An ad on page A12 of today’s Washington Post asks, “If foreign oil has us over a barrel now, what happens when our population increases by another 100 million?” The text of the ad tries to provide the answer: “With America’s population at a record 300 million today, [oil] supplies are again tight in spite of record high prices. And the U.S. Census Bureau projects that another 110 million people will be added to our population between 2000 and 2040.” So, if we want lower oil prices, we need to reduce America’s population growth and that means reducing immigration. Get it?


The ad is sponsored by five anti-immigration, anti-population-growth groups, including the Federation for American Immigration Reform (FAIR) and Californians for Population Stabilization.

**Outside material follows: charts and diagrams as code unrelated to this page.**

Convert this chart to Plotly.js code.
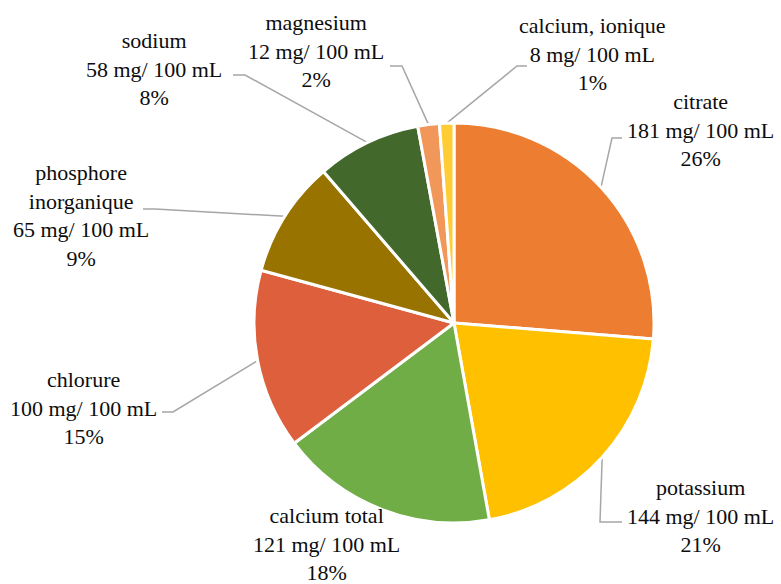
<!DOCTYPE html>
<html>
<head>
<meta charset="utf-8">
<script src="https://cdn.plot.ly/plotly-3.0.1.min.js"></script>
<style>
html,body{margin:0;padding:0;background:#fff;}
#chart{width:781px;height:584px;}
</style>
</head>
<body>
<div id="chart"></div>
<script>
// ---- data ----
const categories = ["citrate", "potassium", "calcium total", "chlorure", "phosphore<br>inorganique", "sodium", "magnesium", "calcium, ionique"];
const values = [181, 144, 121, 100, 65, 58, 12, 8];
const unitLabel = "mg/ 100 mL";
const colors = ["#ED7D31", "#FFC000", "#70AD47", "#DD5F3C", "#997300", "#43682B", "#F1975A", "#FFCD33"];

// ---- label placement (pixels): text block centre, leader start, elbow ----
const W = 781, H = 584;
const cx = 454, cy = 323, R = 200;
const labelPlace = [
  {x: 700, y: 130, lx: 622, ly: 138, ex: 612},
  {x: 700, y: 516, lx: 622, ly: 522, ex: 600},
  {x: 326, y: 544, lx: null},
  {x: 83,  y: 408, lx: 162, ly: 412, ex: 173},
  {x: 81,  y: 216, lx: 143, ly: 209, ex: 155},
  {x: 154, y: 69,  lx: 233, ly: 75,  ex: 245},
  {x: 316, y: 51,  lx: 390, ly: 66,  ex: 402},
  {x: 592, y: 54,  lx: 527, ly: 66,  ex: 517}
];

const total = values.reduce((a, b) => a + b, 0);
const px = v => v / W, py = v => 1 - v / H;
const FONT = 'Liberation Serif';

const annotations = [];
const traces = [];
let cum = 0;
values.forEach((v, i) => {
  const mid = (cum + v / 2) / total * 2 * Math.PI;
  cum += v;
  const pct = Math.round(v / total * 100);
  const p = labelPlace[i];
  annotations.push({
    xref: 'paper', yref: 'paper', x: px(p.x), y: py(p.y),
    xanchor: 'center', yanchor: 'middle', showarrow: false, align: 'center',
    text: categories[i] + '<br>' + v + ' ' + unitLabel + '<br>' + pct + '%',
    font: {family: FONT, size: 22, color: '#0d0d0d'}
  });
  if (p.lx !== null) {
    const ex = cx + R * Math.sin(mid), ey = cy - R * Math.cos(mid);
    traces.push({
      type: 'scatter', mode: 'lines', hoverinfo: 'skip', showlegend: false,
      x: [p.lx, p.ex, ex], y: [p.ly, p.ly, ey],
      line: {color: '#A6A6A6', width: 1.5}
    });
  }
});

traces.unshift({
  type: 'pie',
  labels: categories,
  values: values,
  sort: false,
  direction: 'clockwise',
  rotation: 0,
  textinfo: 'none',
  hoverinfo: 'skip',
  marker: {colors: colors, line: {color: '#FFFFFF', width: 3}},
  domain: {x: [px(cx - R), px(cx + R)], y: [py(cy + R), py(cy - R)]}
});

const layout = {
  width: W, height: H,
  margin: {l: 0, r: 0, t: 0, b: 0},
  paper_bgcolor: '#FFFFFF',
  plot_bgcolor: 'rgba(0,0,0,0)',
  showlegend: false,
  font: {family: FONT},
  xaxis: {range: [0, W], visible: false, fixedrange: true},
  yaxis: {range: [H, 0], visible: false, fixedrange: true},
  annotations: annotations
};

Plotly.newPlot('chart', traces, layout, {displayModeBar: false, staticPlot: true});
</script>
</body>
</html>
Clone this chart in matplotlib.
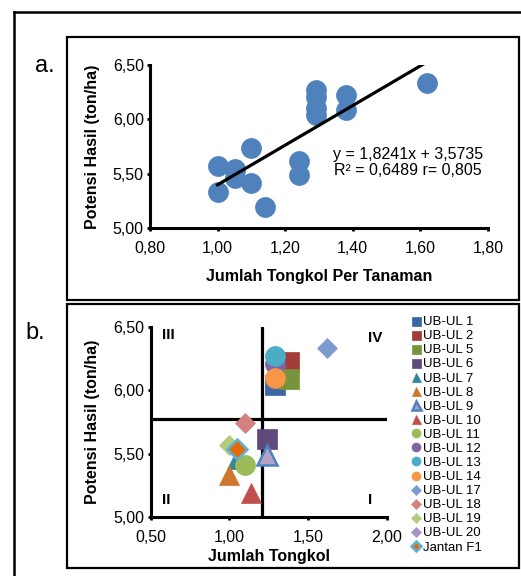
import numpy as np
import matplotlib as mpl
mpl.use('Agg')
import matplotlib.pyplot as plt
from matplotlib.patches import Rectangle
from matplotlib.lines import Line2D
from matplotlib.ticker import FuncFormatter

# -- DATA --------------------------------------------------------------------

genotypes = ['UB-UL 1', 'UB-UL 2', 'UB-UL 5', 'UB-UL 6', 'UB-UL 7', 'UB-UL 8',
             'UB-UL 9', 'UB-UL 10', 'UB-UL 11', 'UB-UL 12', 'UB-UL 13',
             'UB-UL 14', 'UB-UL 17', 'UB-UL 18', 'UB-UL 19', 'UB-UL 20',
             'Jantan F1']
tongkol = [1.29, 1.38, 1.38, 1.24, 1.05, 1.00, 1.24, 1.14, 1.10, 1.29, 1.29,
           1.29, 1.62, 1.10, 1.00, 1.05, 1.05]
hasil = [6.04, 6.22, 6.09, 5.62, 5.46, 5.33, 5.49, 5.19, 5.41, 6.21, 6.27,
         6.10, 6.33, 5.74, 5.57, 5.53, 5.54]

slope, intercept = 1.8241, 3.5735
r2, r = 0.6489, 0.805

# -- STYLE -------------------------------------------------------------------

W, H = 521, 576
plt.rcParams.update({
    'font.family': ['Liberation Sans', 'DejaVu Sans'],
    'font.size': 11.5,
    'axes.linewidth': 2.2,
    'xtick.major.width': 2.0,
    'ytick.major.width': 2.0,
    'xtick.major.size': 2.5,
    'ytick.major.size': 2.5,
    'xtick.labelsize': 11.5,
    'ytick.labelsize': 11.5,
})

markers = ['s', 's', 's', 's', '^', '^', '^', '^', 'o', 'o', 'o', 'o',
           'D', 'D', 'D', 'D', 'D']
faces = ['#3A67A3', '#A33B39', '#77933C', '#604A7B', '#31859C', '#CD772F',
         '#B3A2C7', '#C0504D', '#9BBB59', '#8064A2', '#4BACC6', '#F79646',
         '#7C9CCF', '#D4807E', '#B2CC7D', '#A593C4', '#E36C09']
edges = list(faces)
edges[6] = '#4F81BD'
edges[16] = '#5DB3D5'
edge_w = [0.5] * 17
edge_w[6] = 1.8
edge_w[16] = 1.8
sizes = {'s': 14.4, '^': 14.4, 'o': 14.4, 'D': 10.5}

comma = FuncFormatter(lambda v, p: f"{v:.2f}".replace('.', ','))


def px(x, y):
    return x / W, 1 - y / H


fig = plt.figure(figsize=(W / 100, H / 100), dpi=100)

# frames
fig.add_artist(Line2D([13.5 / W, 1.0], [1 - 12 / H, 1 - 12 / H],
                      transform=fig.transFigure, color='k', lw=1.8))
fig.add_artist(Line2D([13.5 / W, 13.5 / W], [1 - 12 / H, 0.0],
                      transform=fig.transFigure, color='k', lw=1.8))
for (x0, y0, x1, y1) in [(66.7, 37, 518.5, 299.5), (66.7, 303.5, 519, 568)]:
    fig.add_artist(Rectangle(px(x0, y1), (x1 - x0) / W, (y1 - y0) / H,
                             transform=fig.transFigure, fill=False,
                             ec='k', lw=1.6))

fig.text(35 / W, 1 - 71.7 / H, 'a.', fontsize=17, ha='left', va='baseline')
fig.text(25 / W, 1 - 339 / H, 'b.', fontsize=17, ha='left', va='baseline')

ax1 = fig.add_axes([150 / W, 1 - 228 / H, 338 / W, 163 / H])
ax2 = fig.add_axes([150.7 / W, 1 - 517.3 / H, 236 / W, 190.6 / H])

for ax in (ax1, ax2):
    ax.spines['top'].set_visible(False)
    ax.spines['right'].set_visible(False)
    ax.xaxis.set_major_formatter(comma)
    ax.yaxis.set_major_formatter(comma)
    ax.tick_params(axis='x', pad=7)
    ax.tick_params(axis='y', pad=2)
    ax.set_facecolor('none')

# -- PANEL A -----------------------------------------------------------------

ax1.plot(tongkol, hasil, 'o', ms=14.4, color='#4F81BD', mec='#4F81BD',
         mew=0.5, zorder=3)
xl = np.array([min(tongkol), max(tongkol)])
ax1.plot(xl, slope * xl + intercept, color='k', lw=2.3, zorder=4)
ax1.text(1.563, 5.60,
         f"y = {slope:.4f}x + {intercept:.4f}\nR² = {r2:.4f} r= {r:.3f}".replace('.', ','),
         ha='center', va='center', linespacing=1.1, fontsize=11.5)

ax1.set_xlim(0.8, 1.8)
ax1.set_xticks(np.arange(0.8, 1.81, 0.2))
ax1.set_ylim(5.0, 6.5)
ax1.set_yticks(np.arange(5.0, 6.51, 0.5))
ax1.set_xlabel('Jumlah Tongkol Per Tanaman', fontweight='bold', fontsize=11.5)
ax1.set_ylabel('Potensi Hasil (ton/ha)', fontweight='bold', fontsize=11.5)
ax1.xaxis.set_label_coords(0.5, -0.25)
ax1.yaxis.set_label_coords(-0.148, 0.5)

# -- PANEL B -----------------------------------------------------------------

for i, name in enumerate(genotypes):
    m = markers[i]
    ax2.plot([tongkol[i]], [hasil[i]], marker=m, ls='none', ms=sizes[m],
             mfc=faces[i], mec=edges[i], mew=edge_w[i], label=name,
             zorder=3 + i * 0.01)

ax2.axvline(np.mean(tongkol), color='k', lw=2.3, zorder=2)
ax2.axhline(np.mean(hasil), color='k', lw=2.3, zorder=2)

qfont = dict(fontweight='bold', fontsize=11, ha='center', va='center')
ax2.text(0.612, 6.435, 'III', **qfont)
ax2.text(1.926, 6.41, 'IV', **qfont)
ax2.text(0.602, 5.136, 'II', **qfont)
ax2.text(1.894, 5.136, 'I', **qfont)

ax2.set_xlim(0.5, 2.0)
ax2.set_xticks(np.arange(0.5, 2.01, 0.5))
ax2.set_ylim(5.0, 6.5)
ax2.set_yticks(np.arange(5.0, 6.51, 0.5))
ax2.set_xlabel('Jumlah Tongkol', fontweight='bold', fontsize=11.5)
ax2.set_ylabel('Potensi Hasil (ton/ha)', fontweight='bold', fontsize=11.5)
ax2.xaxis.set_label_coords(0.5, -0.166)
ax2.yaxis.set_label_coords(-0.215, 0.5)

ax2.legend(loc='upper left', bbox_to_anchor=px(411.0, 316),
           bbox_transform=fig.transFigure, frameon=False, fontsize=9.5,
           markerscale=0.45, handlelength=0.8, handletextpad=0.1,
           labelspacing=0.14, borderpad=0, borderaxespad=0)

plt.savefig('out.png', dpi=100)
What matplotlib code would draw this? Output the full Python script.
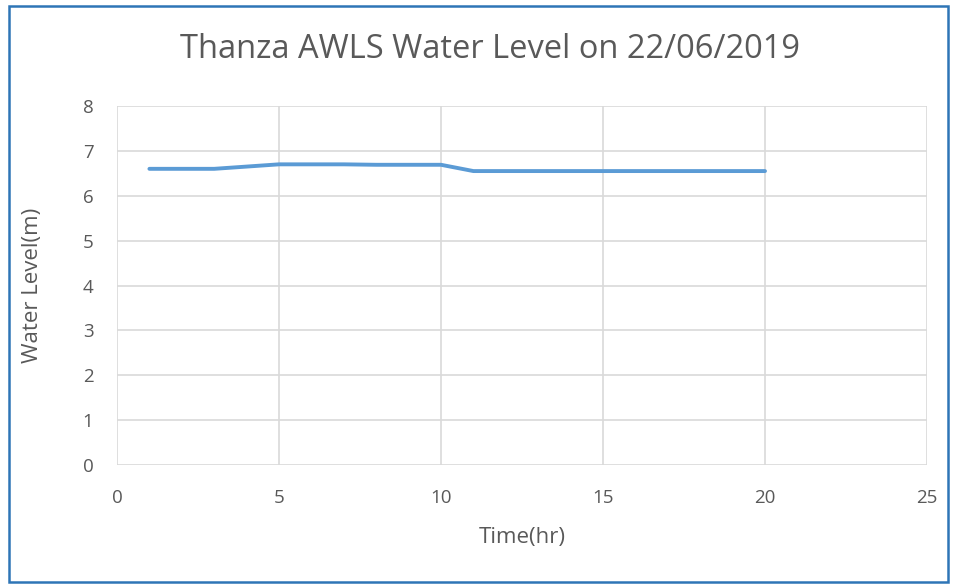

The ad provides no evidence that rising global demand for oil has been driven primarily or even significantly by population growth in the United States. In fact, our total oil consumption has actually declined compared to last year, while demand continues to rise in developing countries. The two previous big spikes in global oil prices, in 1973 and 1979, occurred when the U.S. population was 80 to 90 million LOWER than it is today.


The future direction of oil prices will be determined by such factors as energy efficiency, economic growth in emerging economies, oil production, and development of alternative energy sources. Immigration rates to the United States won’t matter.


As though on cue, the Center for Immigration Studies released a report this morning with the headline, “Immigration to U.S. Increases Global Greenhouse-Gas Emissions.” The report argues that immigration “significantly increases world-wide CO2 emissions because it transfers population from lower-polluting parts of the world to the United States, which is a higher-polluting country.”


What the CIS study is really arguing is that rich people pollute more than poor people, so the world would be better off if more people remained poor. The same argument could be used to oppose economic development in places such as China and India that has lifted hundreds of millions of people out of poverty in the past two decades.


Through the dark lens of CIS, the world is a better place when poor people remain stuck in poor countries, and poor countries remain poor.